Publications, news articles and other documents in the government section can now be tagged directly to relevant topics, instead of the topic being inferred automatically via policies. This is a significant change, so publishers in government organisations may want to read this post closely.
How it worked before
Previously, documents in the government section could only be tagged to policies, from which the publishing software automatically inferred the relevant topic.
We designed it that way deliberately, to encourage publishers to think about how each document they are publishing relates to the government's policies, so that:
- publishers are encouraged to avoid publishing things that are not relevant to what the currently elected government is doing
- publishers can identify gaps in the list of policies (ie, that a new policy needs to be created)
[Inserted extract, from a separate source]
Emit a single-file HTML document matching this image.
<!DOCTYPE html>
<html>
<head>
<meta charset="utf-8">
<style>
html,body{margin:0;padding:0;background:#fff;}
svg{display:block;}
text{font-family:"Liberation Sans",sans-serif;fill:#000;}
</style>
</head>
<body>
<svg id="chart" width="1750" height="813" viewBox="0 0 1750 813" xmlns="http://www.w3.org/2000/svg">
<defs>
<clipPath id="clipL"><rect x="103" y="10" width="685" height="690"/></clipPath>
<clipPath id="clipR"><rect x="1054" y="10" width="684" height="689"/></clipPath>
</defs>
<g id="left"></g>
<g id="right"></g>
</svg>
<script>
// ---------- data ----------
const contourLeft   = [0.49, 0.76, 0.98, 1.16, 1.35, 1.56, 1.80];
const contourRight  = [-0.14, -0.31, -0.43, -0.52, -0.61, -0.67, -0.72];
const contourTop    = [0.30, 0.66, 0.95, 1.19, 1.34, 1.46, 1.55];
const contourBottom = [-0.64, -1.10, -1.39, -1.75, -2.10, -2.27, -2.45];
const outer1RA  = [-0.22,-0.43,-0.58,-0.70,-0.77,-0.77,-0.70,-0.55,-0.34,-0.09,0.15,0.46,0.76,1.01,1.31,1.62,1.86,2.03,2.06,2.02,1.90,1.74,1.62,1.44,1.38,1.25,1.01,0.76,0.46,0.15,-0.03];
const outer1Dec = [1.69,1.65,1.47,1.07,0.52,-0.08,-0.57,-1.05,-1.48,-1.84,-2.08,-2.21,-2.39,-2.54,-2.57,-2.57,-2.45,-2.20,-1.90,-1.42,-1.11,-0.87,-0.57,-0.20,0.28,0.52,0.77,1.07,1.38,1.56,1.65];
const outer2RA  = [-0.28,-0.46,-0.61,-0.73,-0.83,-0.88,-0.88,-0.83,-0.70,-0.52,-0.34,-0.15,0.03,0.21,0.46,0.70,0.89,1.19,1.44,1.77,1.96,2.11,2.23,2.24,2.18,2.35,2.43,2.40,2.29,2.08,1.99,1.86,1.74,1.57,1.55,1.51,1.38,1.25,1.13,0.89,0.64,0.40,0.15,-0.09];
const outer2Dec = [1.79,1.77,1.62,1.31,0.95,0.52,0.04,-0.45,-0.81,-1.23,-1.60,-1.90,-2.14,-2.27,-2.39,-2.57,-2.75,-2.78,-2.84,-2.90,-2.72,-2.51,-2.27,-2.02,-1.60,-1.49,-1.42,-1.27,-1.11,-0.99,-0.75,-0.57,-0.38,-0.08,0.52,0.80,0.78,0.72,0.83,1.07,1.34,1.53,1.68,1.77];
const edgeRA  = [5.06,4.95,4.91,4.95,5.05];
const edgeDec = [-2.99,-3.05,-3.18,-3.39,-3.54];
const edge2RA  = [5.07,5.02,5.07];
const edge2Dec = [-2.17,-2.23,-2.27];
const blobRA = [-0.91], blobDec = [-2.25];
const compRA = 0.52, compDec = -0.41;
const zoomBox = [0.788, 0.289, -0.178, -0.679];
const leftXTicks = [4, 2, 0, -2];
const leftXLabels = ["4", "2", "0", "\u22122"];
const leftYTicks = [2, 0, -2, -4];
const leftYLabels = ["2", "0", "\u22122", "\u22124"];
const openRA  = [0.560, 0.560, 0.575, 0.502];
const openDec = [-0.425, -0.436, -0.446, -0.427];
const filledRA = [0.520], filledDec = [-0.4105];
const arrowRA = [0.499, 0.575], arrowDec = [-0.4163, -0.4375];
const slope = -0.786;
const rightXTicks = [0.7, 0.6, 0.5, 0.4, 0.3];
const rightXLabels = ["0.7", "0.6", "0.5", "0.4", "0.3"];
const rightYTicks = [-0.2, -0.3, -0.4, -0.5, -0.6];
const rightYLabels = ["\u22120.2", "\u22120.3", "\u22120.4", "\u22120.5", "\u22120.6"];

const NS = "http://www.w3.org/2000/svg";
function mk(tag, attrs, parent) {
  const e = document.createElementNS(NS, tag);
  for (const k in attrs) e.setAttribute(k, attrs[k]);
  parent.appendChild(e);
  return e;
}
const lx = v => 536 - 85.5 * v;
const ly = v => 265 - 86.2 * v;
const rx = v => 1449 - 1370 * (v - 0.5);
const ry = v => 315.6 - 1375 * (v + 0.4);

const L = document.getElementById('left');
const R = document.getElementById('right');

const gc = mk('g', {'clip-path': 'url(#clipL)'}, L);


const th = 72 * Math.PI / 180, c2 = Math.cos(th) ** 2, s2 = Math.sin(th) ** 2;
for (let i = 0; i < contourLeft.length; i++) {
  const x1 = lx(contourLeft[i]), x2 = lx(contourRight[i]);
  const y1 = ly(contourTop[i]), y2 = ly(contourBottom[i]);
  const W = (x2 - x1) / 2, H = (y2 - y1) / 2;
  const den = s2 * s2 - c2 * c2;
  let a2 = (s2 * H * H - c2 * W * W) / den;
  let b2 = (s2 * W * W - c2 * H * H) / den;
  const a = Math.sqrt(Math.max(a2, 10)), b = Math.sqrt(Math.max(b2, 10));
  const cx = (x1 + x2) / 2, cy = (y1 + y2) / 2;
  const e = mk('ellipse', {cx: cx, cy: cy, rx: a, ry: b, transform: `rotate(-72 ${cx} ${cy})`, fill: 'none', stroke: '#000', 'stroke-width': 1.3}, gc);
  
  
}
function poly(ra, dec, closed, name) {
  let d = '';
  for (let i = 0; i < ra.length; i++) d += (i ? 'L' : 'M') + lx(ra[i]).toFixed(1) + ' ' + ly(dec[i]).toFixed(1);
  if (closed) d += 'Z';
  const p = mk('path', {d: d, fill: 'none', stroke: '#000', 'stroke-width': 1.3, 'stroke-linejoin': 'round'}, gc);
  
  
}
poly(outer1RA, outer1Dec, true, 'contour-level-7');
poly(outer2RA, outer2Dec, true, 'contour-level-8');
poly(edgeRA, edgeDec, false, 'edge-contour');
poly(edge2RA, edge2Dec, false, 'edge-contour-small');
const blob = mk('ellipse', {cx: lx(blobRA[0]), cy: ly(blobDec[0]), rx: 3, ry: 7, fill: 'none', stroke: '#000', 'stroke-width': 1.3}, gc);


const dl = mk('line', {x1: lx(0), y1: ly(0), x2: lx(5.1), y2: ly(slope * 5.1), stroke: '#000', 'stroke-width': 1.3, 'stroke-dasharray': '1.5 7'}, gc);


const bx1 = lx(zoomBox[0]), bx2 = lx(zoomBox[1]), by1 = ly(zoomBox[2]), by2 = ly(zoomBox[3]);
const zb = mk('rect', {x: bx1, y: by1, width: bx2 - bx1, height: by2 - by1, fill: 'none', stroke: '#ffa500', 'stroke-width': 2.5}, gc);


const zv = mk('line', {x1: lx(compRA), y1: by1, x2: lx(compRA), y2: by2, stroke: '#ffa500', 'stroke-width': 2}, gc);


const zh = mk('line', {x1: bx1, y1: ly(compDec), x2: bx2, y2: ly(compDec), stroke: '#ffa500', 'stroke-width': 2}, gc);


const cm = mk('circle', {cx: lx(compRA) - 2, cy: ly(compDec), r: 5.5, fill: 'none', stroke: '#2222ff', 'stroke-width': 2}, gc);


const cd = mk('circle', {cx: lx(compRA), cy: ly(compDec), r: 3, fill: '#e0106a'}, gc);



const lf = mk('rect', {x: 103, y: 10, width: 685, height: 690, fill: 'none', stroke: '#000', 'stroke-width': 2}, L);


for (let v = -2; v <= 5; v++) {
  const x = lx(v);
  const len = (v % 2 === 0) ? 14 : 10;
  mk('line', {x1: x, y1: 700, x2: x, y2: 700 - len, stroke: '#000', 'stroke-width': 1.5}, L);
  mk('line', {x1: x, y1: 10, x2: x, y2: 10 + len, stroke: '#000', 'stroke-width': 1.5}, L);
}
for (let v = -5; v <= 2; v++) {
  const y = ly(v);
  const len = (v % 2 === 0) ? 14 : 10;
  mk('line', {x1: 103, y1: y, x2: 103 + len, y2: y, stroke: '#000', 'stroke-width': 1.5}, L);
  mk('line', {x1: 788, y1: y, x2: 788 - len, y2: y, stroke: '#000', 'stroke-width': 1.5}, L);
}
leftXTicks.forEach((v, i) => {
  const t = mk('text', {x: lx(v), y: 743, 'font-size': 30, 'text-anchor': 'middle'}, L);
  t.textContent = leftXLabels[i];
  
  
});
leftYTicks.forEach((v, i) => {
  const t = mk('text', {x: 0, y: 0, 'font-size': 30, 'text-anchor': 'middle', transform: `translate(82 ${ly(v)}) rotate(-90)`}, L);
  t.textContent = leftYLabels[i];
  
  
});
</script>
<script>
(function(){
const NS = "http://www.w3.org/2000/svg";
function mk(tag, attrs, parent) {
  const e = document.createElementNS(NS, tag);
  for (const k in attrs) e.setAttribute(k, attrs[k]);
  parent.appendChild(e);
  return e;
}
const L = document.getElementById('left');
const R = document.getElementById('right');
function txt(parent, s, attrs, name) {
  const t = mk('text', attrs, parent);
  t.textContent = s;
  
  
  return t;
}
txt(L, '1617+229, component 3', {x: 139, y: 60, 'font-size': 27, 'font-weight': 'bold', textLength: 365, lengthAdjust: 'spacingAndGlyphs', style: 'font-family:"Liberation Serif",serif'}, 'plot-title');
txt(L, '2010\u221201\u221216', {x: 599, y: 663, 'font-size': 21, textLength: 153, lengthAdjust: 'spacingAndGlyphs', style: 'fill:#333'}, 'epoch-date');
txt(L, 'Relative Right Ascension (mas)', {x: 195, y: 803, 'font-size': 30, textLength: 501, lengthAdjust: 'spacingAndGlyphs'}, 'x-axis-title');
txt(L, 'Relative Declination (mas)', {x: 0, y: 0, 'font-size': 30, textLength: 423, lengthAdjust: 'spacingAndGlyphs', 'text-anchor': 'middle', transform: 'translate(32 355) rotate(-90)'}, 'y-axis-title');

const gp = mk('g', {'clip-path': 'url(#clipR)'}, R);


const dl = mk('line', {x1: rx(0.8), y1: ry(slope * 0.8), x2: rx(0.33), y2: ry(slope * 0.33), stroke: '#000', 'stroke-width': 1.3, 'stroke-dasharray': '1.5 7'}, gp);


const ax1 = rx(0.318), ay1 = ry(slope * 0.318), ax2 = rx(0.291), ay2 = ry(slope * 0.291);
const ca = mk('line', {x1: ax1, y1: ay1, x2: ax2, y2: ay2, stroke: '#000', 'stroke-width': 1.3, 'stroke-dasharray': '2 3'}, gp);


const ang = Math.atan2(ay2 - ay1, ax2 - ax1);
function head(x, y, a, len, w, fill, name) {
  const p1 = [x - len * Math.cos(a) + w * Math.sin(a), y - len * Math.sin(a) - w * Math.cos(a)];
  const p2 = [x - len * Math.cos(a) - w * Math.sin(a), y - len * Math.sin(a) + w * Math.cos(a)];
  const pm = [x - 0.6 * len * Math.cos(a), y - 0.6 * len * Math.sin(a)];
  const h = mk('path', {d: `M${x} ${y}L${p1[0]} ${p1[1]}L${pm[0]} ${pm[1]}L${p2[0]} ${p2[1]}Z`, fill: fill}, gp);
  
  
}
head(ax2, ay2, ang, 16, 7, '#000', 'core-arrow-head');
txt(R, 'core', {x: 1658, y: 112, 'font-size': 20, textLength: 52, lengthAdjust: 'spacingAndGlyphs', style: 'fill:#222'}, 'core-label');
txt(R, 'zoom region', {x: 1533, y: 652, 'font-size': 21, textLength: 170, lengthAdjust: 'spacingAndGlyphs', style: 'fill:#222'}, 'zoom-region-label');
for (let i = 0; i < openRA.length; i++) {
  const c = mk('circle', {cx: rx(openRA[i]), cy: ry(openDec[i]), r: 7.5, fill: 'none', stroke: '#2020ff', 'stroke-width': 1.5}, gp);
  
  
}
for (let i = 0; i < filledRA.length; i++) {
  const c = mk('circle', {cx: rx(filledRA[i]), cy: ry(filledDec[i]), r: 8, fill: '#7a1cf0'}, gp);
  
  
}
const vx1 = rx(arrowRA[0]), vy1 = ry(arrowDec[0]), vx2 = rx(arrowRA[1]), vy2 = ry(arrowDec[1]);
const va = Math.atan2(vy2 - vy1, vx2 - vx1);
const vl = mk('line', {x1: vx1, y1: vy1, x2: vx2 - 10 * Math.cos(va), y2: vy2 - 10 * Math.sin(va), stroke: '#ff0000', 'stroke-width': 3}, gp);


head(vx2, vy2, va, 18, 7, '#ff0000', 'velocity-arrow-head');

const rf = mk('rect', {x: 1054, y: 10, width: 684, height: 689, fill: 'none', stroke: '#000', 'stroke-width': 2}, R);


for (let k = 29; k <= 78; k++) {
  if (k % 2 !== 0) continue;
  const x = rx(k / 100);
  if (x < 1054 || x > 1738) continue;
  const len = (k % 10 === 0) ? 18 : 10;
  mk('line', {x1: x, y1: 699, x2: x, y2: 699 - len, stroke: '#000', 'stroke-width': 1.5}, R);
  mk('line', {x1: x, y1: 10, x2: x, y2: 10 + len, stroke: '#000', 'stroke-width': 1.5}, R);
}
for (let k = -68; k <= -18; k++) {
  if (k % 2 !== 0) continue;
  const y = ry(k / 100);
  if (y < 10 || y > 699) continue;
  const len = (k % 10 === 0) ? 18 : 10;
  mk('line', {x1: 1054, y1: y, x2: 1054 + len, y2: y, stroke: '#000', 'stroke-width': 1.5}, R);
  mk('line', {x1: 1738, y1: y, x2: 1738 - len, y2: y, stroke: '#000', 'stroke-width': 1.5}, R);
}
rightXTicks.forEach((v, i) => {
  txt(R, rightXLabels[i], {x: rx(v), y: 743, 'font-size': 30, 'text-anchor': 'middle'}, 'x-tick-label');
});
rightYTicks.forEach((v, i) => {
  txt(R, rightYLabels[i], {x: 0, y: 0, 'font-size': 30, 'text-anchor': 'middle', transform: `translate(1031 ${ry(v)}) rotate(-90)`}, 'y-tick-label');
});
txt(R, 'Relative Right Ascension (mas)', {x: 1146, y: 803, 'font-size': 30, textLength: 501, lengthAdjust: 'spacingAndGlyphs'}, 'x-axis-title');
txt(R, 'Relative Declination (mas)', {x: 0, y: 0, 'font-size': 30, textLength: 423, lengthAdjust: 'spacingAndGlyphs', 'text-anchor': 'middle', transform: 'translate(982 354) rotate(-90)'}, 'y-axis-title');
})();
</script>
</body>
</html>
- end users can browse, subscribe and be alerted to all updates at a policy-level via the "latest"activity tab on each policy
- we can infer whether a document is relevant to local government and include it in the "only include results relevant to local gov" versions of email alerts
Recognising that it would still occasionally be necessary to publish content which does not relate to a policy, we left the "related policies" field as optional. Publishers are not forced to tag documents to a policy in order to publish them; but content published without being tagged to a policy will not show up on the relevant topic page, in the email alerts or atom feed for that topic, in local gov email alerts, and will not be findable by users when they apply topic filters to the announcements or publications pages.
Why we've changed it
The need to publish content which does not relate to policies, but which nevertheless relates to the higher level things that government does (represented by the topics), is more common than we realised.
- routine statistical releases about areas of government responsibility which don't directly relate to a policy
- responses to Freedom of Information requests about general issues or the policies of previous government administrations
- forms and guidance about things government is responsible for but not actively trying to change
Consequently, too much useful content was being omitted for users who choose to browse, subscribe or filter by topic.
How it works now
As of the release on 12 August, publishers can now associate the following document types to topics directly, either instead of or in addition to policies:
- news articles
- world location news articles
- fatality notices
- statistical data sets
The user interface looks like this:
On selecting a policy, the inferred topics are automatically filled:
You can then add or remove topics for fine-grained control over the inferred topic associations:
Or if you can't find a relevant policy, you can now choose one or more topics instead.
The importance of tagging to policies
It's vitally important that publishers continue to tag to relevant policies first and foremost, for all the reasons set out above.
Chief amongst them is this: end users should be able to rely on the "latest" list on a policy (and the resulting feeds and email alerts) as providing a complete list of all related updates.
To mandate or not to mandate?
We want to make it mandatory for publishers to pick either a policy or a topic. It's highly desirable that all documents should be findable from at least one of the topic options when filtering the announcements and publications lists.
However, the last thing we want is for publishers to have to tag things to irrelevant topics just to work around software restrictions. So before we make it mandatory, we want to gather more data about the kinds of document you may be publishing which do not relate even to a topic. If you encounter that kind of thing, please let us know via the comments on this post, or via the support form.
Cleaning up the data
Partly as a consequence of the way it worked before, but mostly as a consequence of the speed of transitioning sites into GOV.UK, there are currently 32, 000 published documents which are not tagged to any topics - that's around half of the published content.
We are doing some analysis of this content to automagically infer topics for these 32k documents based on the other available data (like their membership to document series, the text in their titles, and their sub-types). Having done so, we will need editors in departments to help fill the gaps and check our work, so we can then run a data migration to retrospectively tag these items to topics.